E questo è il punto saliente. La banca centrale australiana – l’Australia è un partner commerciale significativo per la Cina – ha dedicato di recente uno studio all’internazionalizzazione dello yuan, arrivando alla conclusione che la valuta cinese sia ormai pronta a emergere come valuta di peso regionale. Ovviamente “un maggiore uso dello yuan a livello internazionale potrebbe accompagnare l’apertura del conto capitale e la riforma del mercato finanziario in Cina”, spiega la banca. Proprio l’Australia sarebbe il primo paese anglofono a “attrarre anche un maggiore volume di flussi finanziari dalla Cina”. “Uno yuan più internazionalizzato dovrebbe assumere un ruolo più prominente nelle transazioni economiche e finanziarie australiane”, osserva la banca.
Se mai succederà che lo yuan sia libero di fluttuare e di circolare, quindi, il gioco multivalutario non sarà più soltanto un astruso passatempo da specialisti. Oltre all’euro, che già è una realtà consolidata, ci sarebbe un notevole aumento dell’uso internazionale della moneta cinese favorito proprio dalla grande voracità di materie prime di Pechino.
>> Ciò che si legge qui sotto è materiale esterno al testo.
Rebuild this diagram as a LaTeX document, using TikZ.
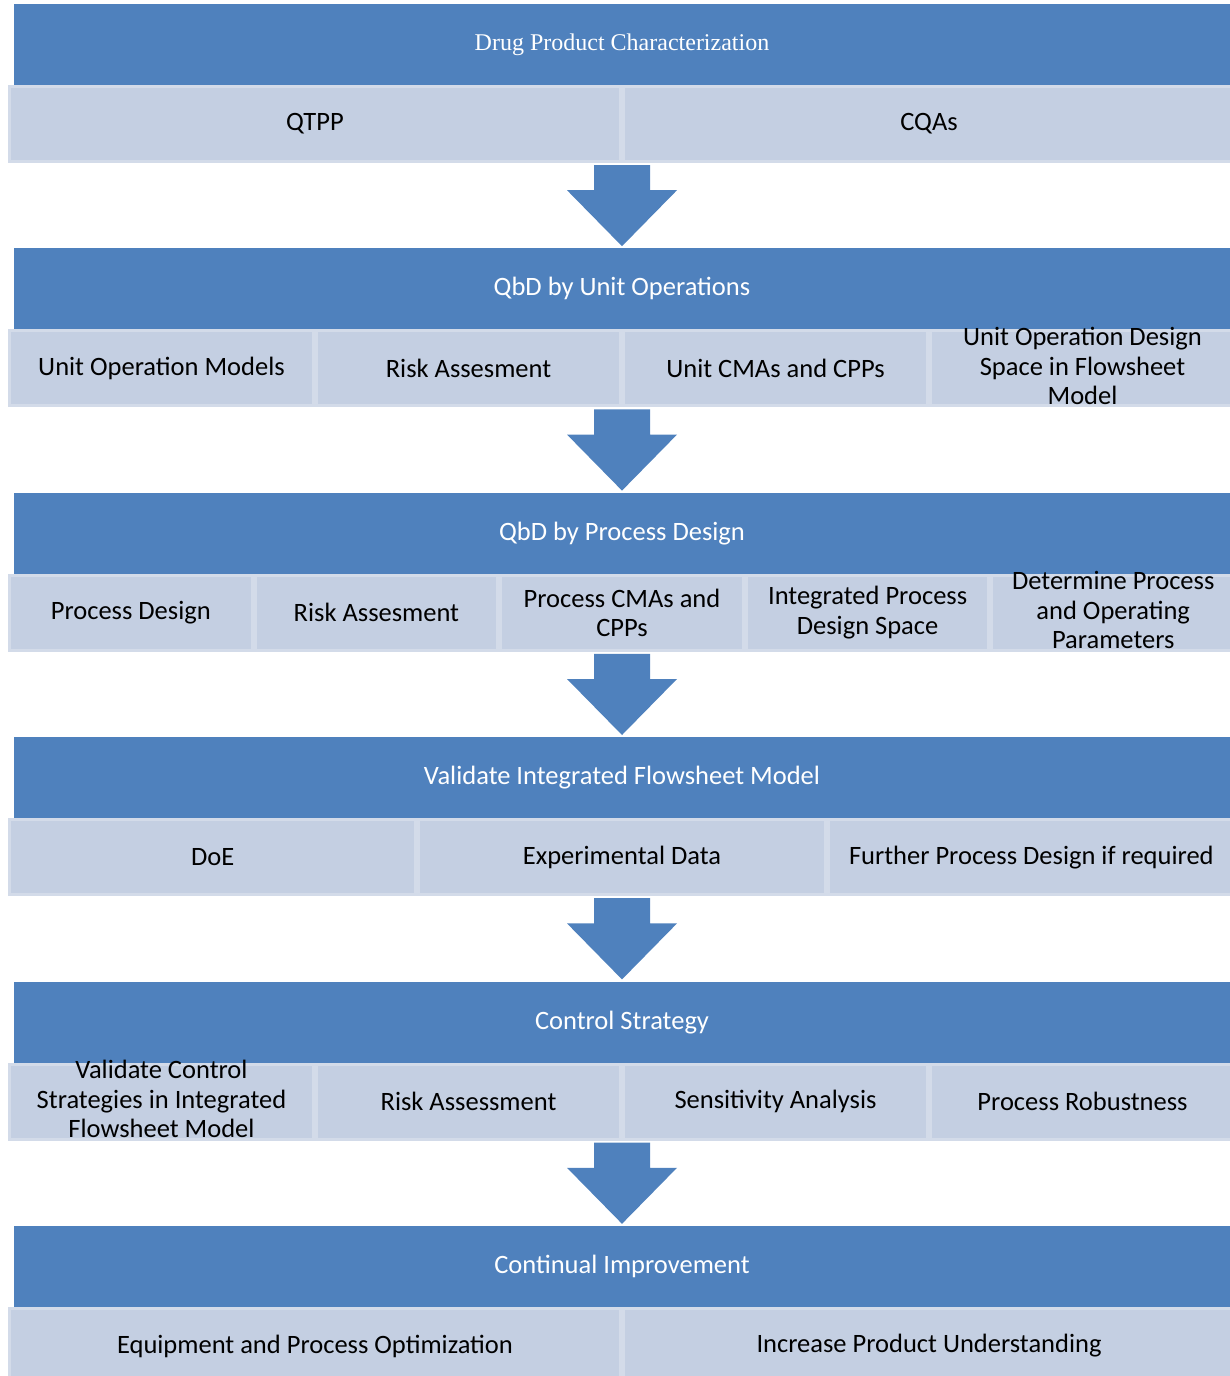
\documentclass[tikz,border=0pt]{standalone}
\usepackage{fontspec}
\setmainfont{Carlito}
\newfontfamily\timesfont{Liberation Serif}
\usetikzlibrary{calc}

\definecolor{hdblue}{HTML}{4F81BD}
\definecolor{subfill}{HTML}{C4CFE2}
\definecolor{subedge}{HTML}{D3DBE9}

% block arrow from the bottom of one row to the next header
\newcommand{\flowarrow}[2]{%
 \fill[hdblue] ($(#1)+(-28,2)$) -- ($(#1)+(28,2)$) -- ($(#2)+(28,-58)$) -- ($(#2)+(55,-58)$)
  -- ($(#2)+(0,-2)$) -- ($(#2)+(-55,-58)$) -- ($(#2)+(-28,-58)$) -- cycle;}
% three lines that may stick out of their box
\newcommand{\tallcell}[1]{\smash{\raisebox{-7pt}{\begin{tabular}{@{}c@{}}#1\end{tabular}}}}

\begin{document}
\begin{tikzpicture}[x=1pt,y=-1pt,
 hdr/.style={fill=hdblue, minimum width=1216pt, minimum height=81pt, inner sep=0pt,
  text=white, font=\fontsize{26.5}{29.5}\selectfont},
 subbox/.style={fill=subfill, draw=subedge, line width=3pt, minimum height=75pt,
  minimum width=#1, inner sep=0pt, align=center, font=\fontsize{26.5}{29.5}\selectfont}]
%\draw[help lines] (0,0) grid[step=100] (1230,1376);
\useasboundingbox (0,0) rectangle (1230,1376);
\clip (0,0) rectangle (1230,1376);

\begin{scope}
 \node[hdr, font=\timesfont\fontsize{24}{28}\selectfont] (hdChar) at (622,44.5) {Drug Product Characterization};
 \node[subbox=611pt] (qtpp) at (315,124) {QTPP};
 \node[subbox=611pt] (cqas) at (929,124) {CQAs};
\end{scope}

\begin{scope}[yshift=-244.4pt]
 \node[hdr] (hdUnit) at (622,44.5) {QbD by Unit Operations};
 \node[subbox=304pt] (uoModel) at (161.5,124) {Unit Operation Models};
 \node[subbox=304pt] (uoRisk) at (468.5,124) {Risk Assesment};
 \node[subbox=304pt] (uoCma) at (775.5,124) {Unit CMAs and CPPs};
 \node[subbox=304pt] (uoSpace) at (1082.5,124) {\tallcell{Unit Operation Design\\Space in Flowsheet\\Model}};
\end{scope}

\begin{scope}[yshift=-488.8pt]
 \node[hdr] (hdProc) at (622,44.5) {QbD by Process Design};
 \node[subbox=242.6pt] (pdDesign) at (130.8,124) {Process Design};
 \node[subbox=242.6pt] (pdRisk) at (376.4,124) {Risk Assesment};
 \node[subbox=242.6pt] (pdCma) at (622,124) {Process CMAs and\\CPPs};
 \node[subbox=242.6pt] (pdSpace) at (867.6,124) {Integrated Process\\Design Space};
 \node[subbox=242.6pt] (pdParam) at (1113.2,124) {\tallcell{Determine Process\\and Operating\\Parameters}};
\end{scope}

\begin{scope}[yshift=-733.2pt]
 \node[hdr] (hdValid) at (622,44.5) {Validate Integrated Flowsheet Model};
 \node[subbox=406.3pt] (vdDoe) at (212.7,124) {DoE};
 \node[subbox=406.3pt] (vdData) at (622,124) {Experimental Data};
 \node[subbox=406.3pt] (vdFurther) at (1031.3,124) {Further Process Design if required};
\end{scope}

\begin{scope}[yshift=-977.6pt]
 \node[hdr] (hdCtrl) at (622,44.5) {Control Strategy};
 \node[subbox=304pt] (csValid) at (161.5,124) {\tallcell{Validate Control\\Strategies in Integrated\\Flowsheet Model}};
 \node[subbox=304pt] (csRisk) at (468.5,124) {Risk Assessment};
 \node[subbox=304pt] (csSens) at (775.5,124) {Sensitivity Analysis};
 \node[subbox=304pt] (csRobust) at (1082.5,124) {Process Robustness};
\end{scope}

\begin{scope}[yshift=-1222pt]
 \node[hdr] (hdImpr) at (622,44.5) {Continual Improvement};
 \node[subbox=611pt] (ciOptim) at (315,124) {Equipment and Process Optimization};
 \node[subbox=611pt] (ciUnder) at (929,124) {Increase Product Understanding};
\end{scope}

% arrows between the rows
\coordinate (arA) at (hdUnit.north |- qtpp.south);
\coordinate (arB) at (hdProc.north |- uoRisk.south);
\coordinate (arC) at (hdValid.north |- pdCma.south);
\coordinate (arD) at (hdCtrl.north |- vdData.south);
\coordinate (arE) at (hdImpr.north |- csRisk.south);
\flowarrow{arA}{hdUnit.north}
\flowarrow{arB}{hdProc.north}
\flowarrow{arC}{hdValid.north}
\flowarrow{arD}{hdCtrl.north}
\flowarrow{arE}{hdImpr.north}

\end{tikzpicture}
\end{document}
La Cina, che ha già quotato in valuta nazionale molte commodity e ha lanciato anche un future sul petrolio che ha dimostrato di funzionare bene, avrebbe uno strumento in più per convincere i suoi venditori di materie prime (che sono russi, centroasiatici, mediorientali, australiani e africani) ad accettare lo yuan come moneta di pagamento, forte del fatto che è una grande consumatrice di materie prime e una grande creditrice di molti di loro. Le cronache hanno riportato di recente di un accordo Cina e Pakistan per usare lo yuan invece del dollaro nei pagamenti bilaterali. E in Africa la valuta cinese ormai è ospite fissa delle riserve valutarie di moltissime banche centrali.
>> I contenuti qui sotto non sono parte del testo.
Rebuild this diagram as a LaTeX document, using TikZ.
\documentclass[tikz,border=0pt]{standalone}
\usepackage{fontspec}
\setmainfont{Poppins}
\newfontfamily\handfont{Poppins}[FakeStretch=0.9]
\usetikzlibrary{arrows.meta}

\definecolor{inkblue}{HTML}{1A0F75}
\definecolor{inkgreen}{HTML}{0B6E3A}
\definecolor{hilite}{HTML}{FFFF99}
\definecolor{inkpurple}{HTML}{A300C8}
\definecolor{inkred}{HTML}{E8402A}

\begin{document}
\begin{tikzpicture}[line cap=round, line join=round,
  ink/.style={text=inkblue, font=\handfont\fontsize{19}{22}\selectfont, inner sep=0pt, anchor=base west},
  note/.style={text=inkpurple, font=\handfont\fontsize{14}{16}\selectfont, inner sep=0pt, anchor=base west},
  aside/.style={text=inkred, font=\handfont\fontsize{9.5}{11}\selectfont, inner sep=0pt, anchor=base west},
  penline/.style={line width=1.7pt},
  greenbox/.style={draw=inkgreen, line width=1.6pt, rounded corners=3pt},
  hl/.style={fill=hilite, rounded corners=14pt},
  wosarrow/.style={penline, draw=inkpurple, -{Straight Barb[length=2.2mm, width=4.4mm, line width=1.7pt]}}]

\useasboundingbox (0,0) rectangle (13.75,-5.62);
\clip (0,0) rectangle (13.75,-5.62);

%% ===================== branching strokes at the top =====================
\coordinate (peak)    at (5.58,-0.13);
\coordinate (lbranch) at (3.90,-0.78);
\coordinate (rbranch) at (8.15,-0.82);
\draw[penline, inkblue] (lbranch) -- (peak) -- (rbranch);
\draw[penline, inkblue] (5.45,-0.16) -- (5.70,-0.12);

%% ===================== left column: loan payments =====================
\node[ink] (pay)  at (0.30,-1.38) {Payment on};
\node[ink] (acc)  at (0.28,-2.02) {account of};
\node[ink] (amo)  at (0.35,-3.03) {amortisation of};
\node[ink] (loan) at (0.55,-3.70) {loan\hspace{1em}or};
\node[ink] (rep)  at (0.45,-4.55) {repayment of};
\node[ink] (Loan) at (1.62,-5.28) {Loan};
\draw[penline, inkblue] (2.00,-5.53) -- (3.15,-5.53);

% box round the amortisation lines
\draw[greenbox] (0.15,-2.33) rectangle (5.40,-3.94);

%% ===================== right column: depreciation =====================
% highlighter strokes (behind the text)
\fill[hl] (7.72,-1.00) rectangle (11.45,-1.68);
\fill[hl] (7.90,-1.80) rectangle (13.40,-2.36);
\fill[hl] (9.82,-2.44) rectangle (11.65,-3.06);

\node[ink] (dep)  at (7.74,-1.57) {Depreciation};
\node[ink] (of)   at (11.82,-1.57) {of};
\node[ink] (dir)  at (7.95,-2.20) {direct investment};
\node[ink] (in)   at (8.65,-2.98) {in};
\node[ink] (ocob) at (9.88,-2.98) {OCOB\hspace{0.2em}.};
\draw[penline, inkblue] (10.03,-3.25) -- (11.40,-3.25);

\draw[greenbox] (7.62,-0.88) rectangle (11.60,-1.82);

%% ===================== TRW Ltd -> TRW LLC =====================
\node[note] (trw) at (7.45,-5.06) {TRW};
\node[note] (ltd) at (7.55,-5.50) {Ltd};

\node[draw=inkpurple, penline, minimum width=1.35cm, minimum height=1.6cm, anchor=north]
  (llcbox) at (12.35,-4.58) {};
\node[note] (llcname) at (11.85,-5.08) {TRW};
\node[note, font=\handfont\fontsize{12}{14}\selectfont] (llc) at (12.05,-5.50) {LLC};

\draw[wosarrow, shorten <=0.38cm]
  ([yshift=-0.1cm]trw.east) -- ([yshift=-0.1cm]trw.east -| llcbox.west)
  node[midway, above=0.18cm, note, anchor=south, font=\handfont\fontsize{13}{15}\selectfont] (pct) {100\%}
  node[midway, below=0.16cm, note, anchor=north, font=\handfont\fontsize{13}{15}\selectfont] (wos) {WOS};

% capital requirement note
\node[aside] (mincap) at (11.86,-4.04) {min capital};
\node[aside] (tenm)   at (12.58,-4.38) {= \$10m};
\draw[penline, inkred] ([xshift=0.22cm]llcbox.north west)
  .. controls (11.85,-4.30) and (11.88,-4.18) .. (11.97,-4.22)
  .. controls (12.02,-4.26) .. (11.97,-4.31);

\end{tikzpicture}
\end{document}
Complessivamente l’uso della valuta cinese per i pagamenti transfrontalieri, secondo quanto riferito di recente dal presidente della Bank of China, Liu Liange, al China International Import Expo di Shangai, “è arrivato a 4,26 trilioni di yuan nei primi tre mesi del 2018, il 60% in più rispetto allo stesso periodo di un anno fa”. Con uno yuan convertibile e l’euro ampiamente rodato dai mercati la sfida al dollaro sarebbe molto più che un’ipotesi. Sarebbe nei fatti. E l’Europa dovrà scegliere da che parte stare. Che vuol dire anche decidere con quale valuta pagare le proprie importazioni. Soltanto allora scopriremo se il tramonto del dollaro coincide con quello della globalizzazione. O se, semplicemente, ne prepara un’altra. Come è accaduto in un altro secolo con la fine dell’egemonia della sterlina.